* **Set exercise**: Your job is to return the lines between the line holding "Rebuild this chart" and the line holding "const topeEje = 6120000;", inclusive, exactly and with no pictures.

* **Supplied material**:

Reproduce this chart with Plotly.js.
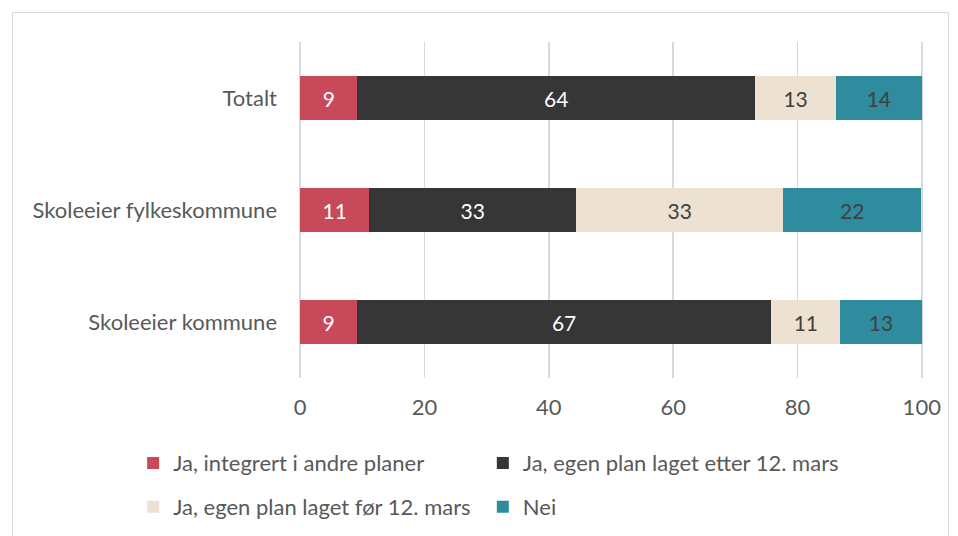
<!DOCTYPE html>
<html>
<head>
<meta charset="utf-8">
<script src="https://cdn.plot.ly/plotly-3.0.1.min.js"></script>
<style>
  html, body { margin: 0; padding: 0; background: #fff; }
  #frame { position: absolute; left: 12px; top: 12px; width: 937px; height: 540px; border: 1px solid #d9d9d9; box-sizing: border-box; }
  #chart { position: absolute; left: 0; top: 0; width: 958px; height: 536px; }
</style>
</head>
<body>
<div id="frame"></div>
<div id="chart"></div>
<script>
const categories = ["Totalt", "Skoleeier fylkeskommune", "Skoleeier kommune"];
const seriesNames = ["Ja, integrert i andre planer", "Ja, egen plan laget etter 12. mars", "Ja, egen plan laget før 12. mars", "Nei"];
const integrert = [9.2, 11.1, 9.1];
const etter = [64.0, 33.3, 66.7];
const foer = [13.0, 33.3, 11.1];
const nei = [13.8, 22.2, 13.1];
const xTicks = [0, 20, 40, 60, 80, 100];

const colors = ["#c8495a", "#363636", "#ede1d1", "#2e8c9e"];
const textColors = ["#ffffff", "#ffffff", "#404040", "#404040"];
const values = [integrert, etter, foer, nei];
const FONT = "Lato, 'Open Sans', sans-serif";

// legend placement (container fractions) for each series
const legendPos = [
  { x: 0.139, y: 0.136 },
  { x: 0.504, y: 0.136 },
  { x: 0.139, y: 0.054 },
  { x: 0.504, y: 0.054 }
];
const legendIds = ["legend", "legend2", "legend3", "legend4"];

const traces = values.map((v, i) => ({
  type: "bar",
  orientation: "h",
  name: seriesNames[i],
  y: categories,
  x: v,
  marker: { color: colors[i], line: { width: 0 } },
  text: v.map(d => Math.round(d).toString()),
  textposition: "inside",
  insidetextanchor: "middle",
  textfont: { family: FONT, size: 21, color: textColors[i] },
  hoverinfo: "skip",
  legend: legendIds[i]
}));

const layout = {
  width: 958,
  height: 536,
  barmode: "stack",
  bargap: 0.6,
  paper_bgcolor: "rgba(0,0,0,0)",
  plot_bgcolor: "rgba(0,0,0,0)",
  margin: { l: 299, r: 35, t: 42, b: 158 },
  font: { family: FONT, color: "#595959", size: 22 },
  xaxis: {
    range: [-0.2, 100.2],
    tickvals: xTicks,
    ticktext: xTicks.map(String),
    showgrid: true,
    gridcolor: "#d9d9d9",
    gridwidth: 1.5,
    zeroline: false,
    showline: false,
    ticks: "",
    ticklabelstandoff: 14,
    tickfont: { size: 22, color: "#595959" },
    fixedrange: true
  },
  yaxis: {
    autorange: "reversed",
    showgrid: false,
    showline: false,
    zeroline: false,
    ticks: "",
    ticklabelstandoff: 21,
    tickfont: { size: 22, color: "#595959" },
    fixedrange: true
  },
  showlegend: true
};

legendIds.forEach((id, i) => {
  layout[id] = {
    orientation: "h",
    x: legendPos[i].x, xref: "container",
    y: legendPos[i].y, yref: "container",
    xanchor: "left", yanchor: "middle",
    font: { size: 22, color: "#595959" },
    itemwidth: 30,
    itemclick: false, itemdoubleclick: false
  };
});

Plotly.newPlot("chart", traces, layout, { displayModeBar: false, staticPlot: true });
</script>
</body>
</html>
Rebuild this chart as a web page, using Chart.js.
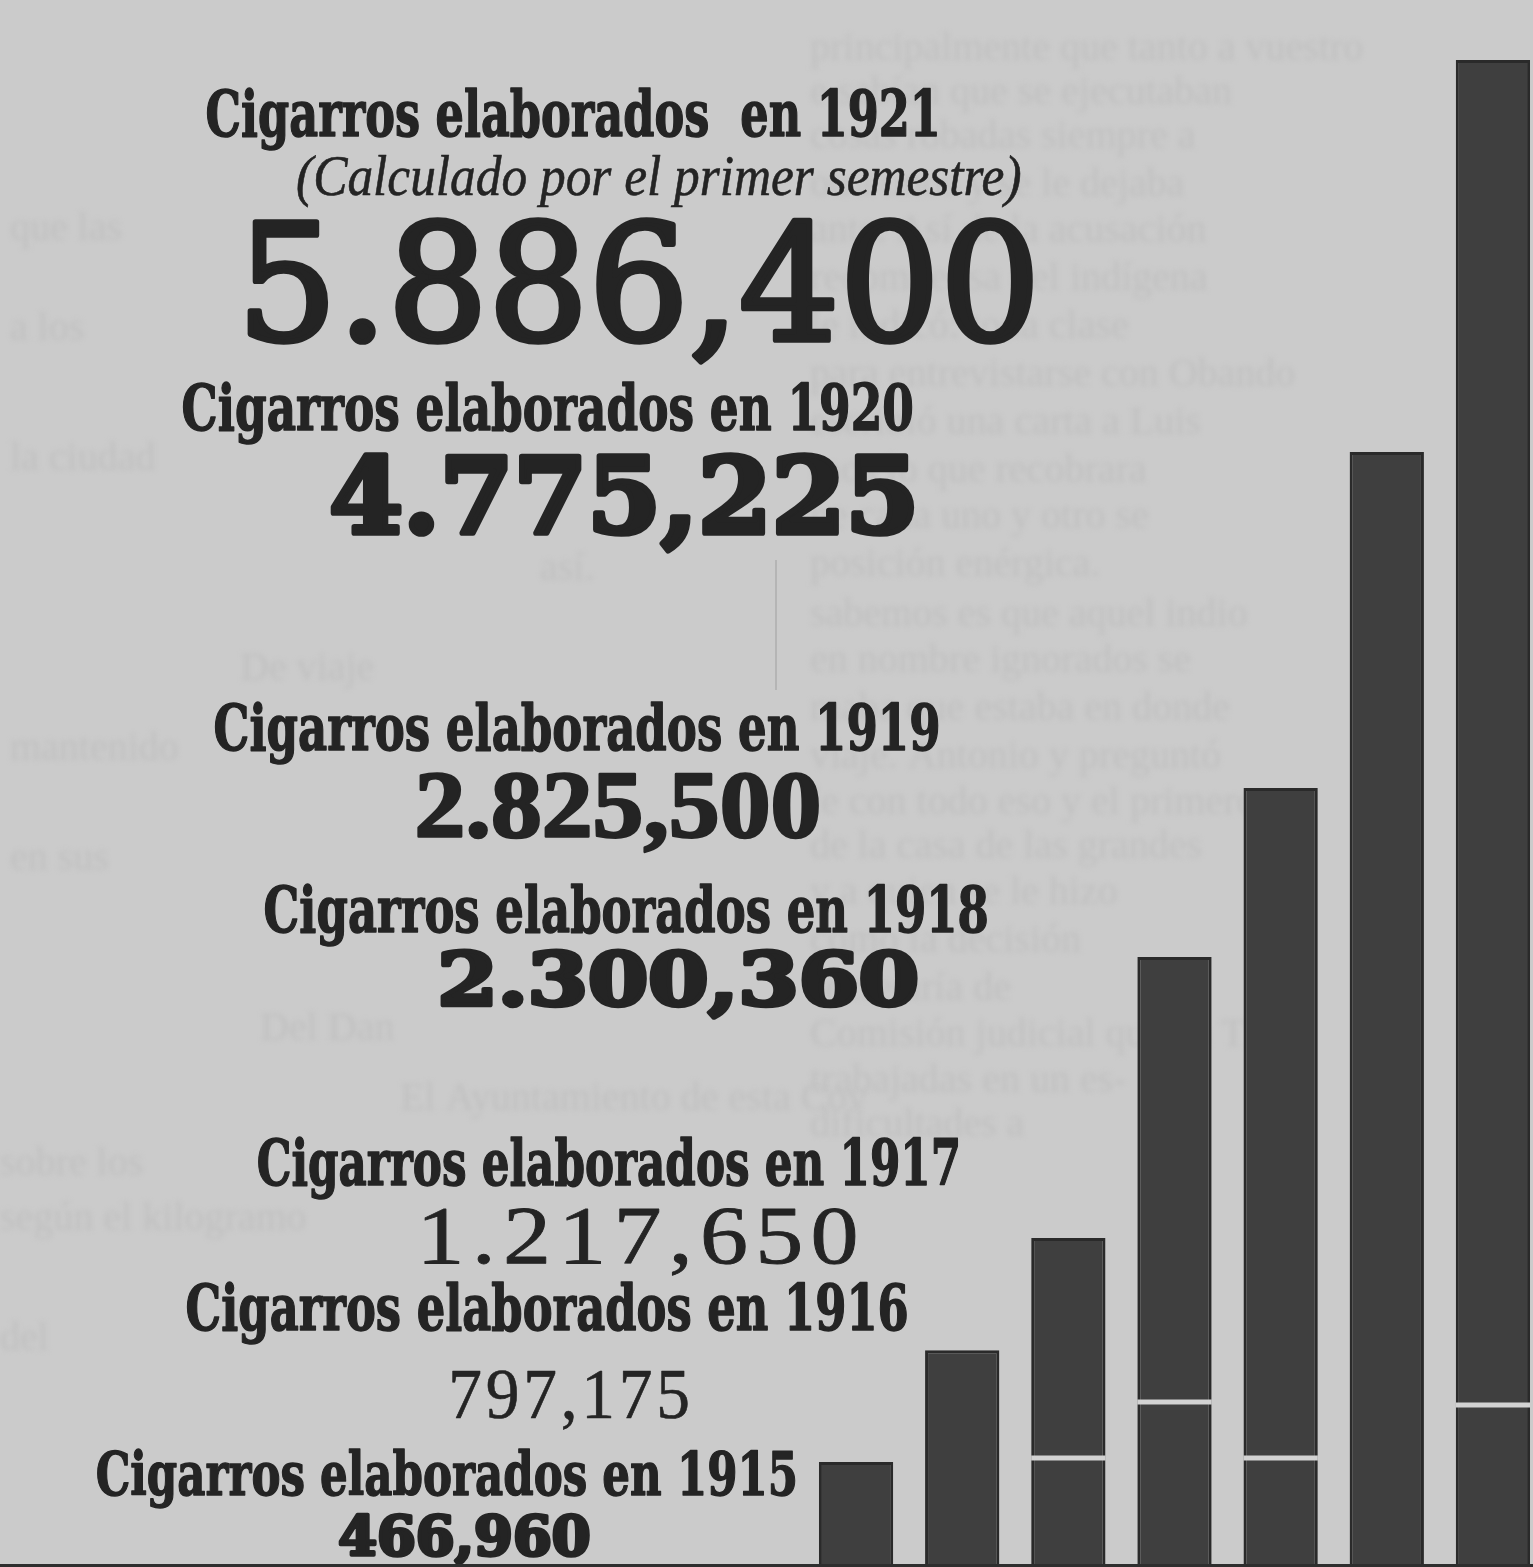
<!DOCTYPE html>
<html lang="es">
<head>
<meta charset="utf-8">
<title>Cigarros elaborados 1915-1921</title>
<script src="https://cdn.jsdelivr.net/npm/chart.js@4.4.1/dist/chart.umd.min.js"></script>
<style>
  html, body { margin: 0; padding: 0; background: #cbcbcb; overflow: hidden; }
  #grafico { display: block; }
</style>
</head>
<body>
<canvas id="grafico" width="1546" height="1567"></canvas>
<script>
// Años de la gráfica
const anios = ['1915', '1916', '1917', '1918', '1919', '1920', '1921'];
// Cifras impresas junto a cada año
const cifras = ['466,960', '797,175', '1.217,650', '2.300,360', '2.825,500', '4.775,225', '5.886,400'];
// Altura de las barras tal como están dibujadas (no van a escala con las cifras)
const alturaBarras = [410000, 847000, 1285000, 2382000, 3042000, 4355000, 5886000];
// Rayas claras que cruzan algunas barras (desde, hasta)
const rayasClaras = [null, null, [416000, 435000], [635000, 654000], [416000, 435000], null, [623000, 642000]];
const topeEje = 6120000;

// Colocación de los rótulos: [x izq, x der, arriba, línea base]
const cabeceras = [
    [97, 795, 1450, 1495],
    [187, 907, 1283, 1330],
    [258, 958, 1138, 1185],
    [265, 987, 885, 932],
    [215, 938, 703, 750],
    [183, 912, 383, 430],
    [207, 937, 88, 136]
];
const cajasCifras = [
    [340, 588, 1515, 1555],
    [452, 688, 1370, 1418],
    [425, 855, 1208, 1263],
    [443, 915, 950, 1005],
    [418, 818, 773, 837],
    [333, 912, 455, 533],
    [250, 1030, 220, 340]
];
// Tipo de letra de cada cifra
const fuentesCifras = [
    { f: 'bold 60px "DejaVu Serif"', trazo: 4 },
    { f: '72px "Liberation Serif"', esp: '4px', trazo: 0.6 },
    { f: '80px "Liberation Serif"', esp: '6px', trazo: 0.8 },
    { f: 'bold 80px "DejaVu Serif"', trazo: 5 },
    { f: 'bold 90px "Liberation Serif"', trazo: 2.5 },
    { f: 'bold 110px "DejaVu Serif"', trazo: 6 },
    { f: '170px "DejaVu Serif"', trazo: 6 }
];

// Texto que se transparenta del otro lado del papel
const textoFantasma = [
    [810, 60, 'principalmente que tanto a vuestro'],
    [810, 104, 'e sabían que se ejecutaban'],
    [810, 148, 'cosas robadas siempre a'],
    [810, 196, 'otra unos y se le dejaba'],
    [810, 242, 'ante. Así de la acusación'],
    [810, 290, 'recompensa del indígena'],
    [810, 338, 'le indicó: toda clase'],
    [810, 386, 'para entrevistarse con Obando'],
    [810, 434, 'escribió una carta a Luis'],
    [810, 482, 'mos lo que recobrara'],
    [810, 528, 'ne cada uno y otro se'],
    [810, 576, 'posición enérgica.'],
    [810, 626, 'sabemos es que aquel indio'],
    [810, 672, 'en nombre ignorados se'],
    [810, 720, 'maba que estaba en donde'],
    [810, 768, 'viaje. Antonio y preguntó'],
    [810, 814, 'le con todo eso y el primero'],
    [810, 858, 'de la casa de las grandes'],
    [810, 904, 'y a quien se le hizo'],
    [810, 952, 'como la decisión'],
    [810, 1000, 'secretaría de'],
    [810, 1046, 'Comisión judicial que en Tic-'],
    [810, 1092, 'trabajadas en un es-'],
    [810, 1136, 'dificultades a'],
    [240, 680, 'De viaje'],
    [260, 1040, 'Del Dan'],
    [400, 1110, 'El Ayuntamiento de esta Cov'],
    [0, 1175, 'sobre los'],
    [0, 1230, 'según el kilogramo'],
    [0, 1350, 'del'],
    [10, 240, 'que las'],
    [10, 340, 'a los'],
    [10, 470, 'la ciudad'],
    [10, 760, 'mantenido'],
    [10, 870, 'en sus'],
    [540, 580, 'así.']
];

const tinta = '#242424';

// Dibuja un texto ajustado a su caja
function rotulo(ctx, texto, fuente, caja, esp, trazo) {
    const [x0, x1, arriba, base] = caja;
    ctx.save();
    ctx.font = fuente;
    ctx.letterSpacing = esp || '0px';
    const m = ctx.measureText(texto);
    const ancho = m.actualBoundingBoxLeft + m.actualBoundingBoxRight;
    const sx = (x1 - x0) / ancho;
    const sy = (base - arriba) / m.actualBoundingBoxAscent;
    ctx.translate(x0, base);
    ctx.scale(sx, sy);
    ctx.fillStyle = tinta;
    ctx.textBaseline = 'alphabetic';
    ctx.fillText(texto, m.actualBoundingBoxLeft, 0);
    if (trazo) {
        ctx.strokeStyle = tinta;
        ctx.lineWidth = trazo;
        ctx.lineJoin = 'round';
        ctx.strokeText(texto, m.actualBoundingBoxLeft, 0);
    }
    ctx.restore();
}

const fondoYRotulos = {
    id: 'fondoYRotulos',
    beforeDraw(chart) {
        const ctx = chart.ctx;
        ctx.save();
        ctx.fillStyle = '#cbcbcb';
        ctx.fillRect(0, 0, chart.width, chart.height);
        // transparencia del reverso, muy tenue
        ctx.filter = 'blur(2.5px)';
        ctx.fillStyle = '#c0c0c0';
        ctx.font = '40px "Liberation Serif"';
        textoFantasma.forEach(([x, y, t]) => ctx.fillText(t, x, y));
        ctx.filter = 'none';
        // filete de columna, apenas visible
        ctx.fillStyle = '#b5b5b5';
        ctx.fillRect(775, 560, 2, 130);
        ctx.restore();
    },
    afterDraw(chart) {
        const ctx = chart.ctx;
        for (let i = 0; i < anios.length; i++) {
            const espacio = anios[i] === '1921' ? '  ' : ' ';
            rotulo(ctx, 'Cigarros elaborados' + espacio + 'en ' + anios[i], 'bold 64px "DejaVu Serif"', cabeceras[i], null, 1.5);
            const fc = fuentesCifras[i];
            rotulo(ctx, cifras[i], fc.f, cajasCifras[i], fc.esp, fc.trazo);
        }
        rotulo(ctx, '(Calculado por el primer semestre)', 'italic 56px "Liberation Serif"', [297, 1020, 155, 195], null, 0.6);
        // borde inferior
        ctx.save();
        ctx.fillStyle = '#2e2e2e';
        ctx.fillRect(0, chart.height - 3, chart.width, 3);
        ctx.restore();
    }
};

const ctx = document.getElementById('grafico').getContext('2d');
new Chart(ctx, {
    type: 'bar',
    data: {
        labels: anios,
        datasets: [
            {
                label: 'rayas',
                data: rayasClaras,
                backgroundColor: '#d2d2d2',
                grouped: false,
                order: 0,
                barPercentage: 0.7,
                categoryPercentage: 1
            },
            {
                label: 'Cigarros elaborados',
                data: alturaBarras,
                backgroundColor: '#3f3f3f',
                borderColor: '#2a2a2a',
                borderWidth: 3,
                grouped: false,
                order: 1,
                barPercentage: 0.7,
                categoryPercentage: 1
            }
        ]
    },
    options: {
        responsive: false,
        animation: false,
        layout: { padding: { left: 803, right: 0, top: 0, bottom: 0 } },
        scales: {
            x: { display: false },
            y: { display: false, min: 0, max: topeEje }
        },
        plugins: {
            legend: { display: false },
            tooltip: { enabled: false }
        }
    },
    plugins: [fondoYRotulos]
});
</script>
</body>
</html>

* **Full answer**:
Rebuild this chart as a web page, using Chart.js.
<!DOCTYPE html>
<html lang="es">
<head>
<meta charset="utf-8">
<title>Cigarros elaborados 1915-1921</title>
<script src="https://cdn.jsdelivr.net/npm/chart.js@4.4.1/dist/chart.umd.min.js"></script>
<style>
  html, body { margin: 0; padding: 0; background: #cbcbcb; overflow: hidden; }
  #grafico { display: block; }
</style>
</head>
<body>
<canvas id="grafico" width="1546" height="1567"></canvas>
<script>
// Años de la gráfica
const anios = ['1915', '1916', '1917', '1918', '1919', '1920', '1921'];
// Cifras impresas junto a cada año
const cifras = ['466,960', '797,175', '1.217,650', '2.300,360', '2.825,500', '4.775,225', '5.886,400'];
// Altura de las barras tal como están dibujadas (no van a escala con las cifras)
const alturaBarras = [410000, 847000, 1285000, 2382000, 3042000, 4355000, 5886000];
// Rayas claras que cruzan algunas barras (desde, hasta)
const rayasClaras = [null, null, [416000, 435000], [635000, 654000], [416000, 435000], null, [623000, 642000]];
const topeEje = 6120000;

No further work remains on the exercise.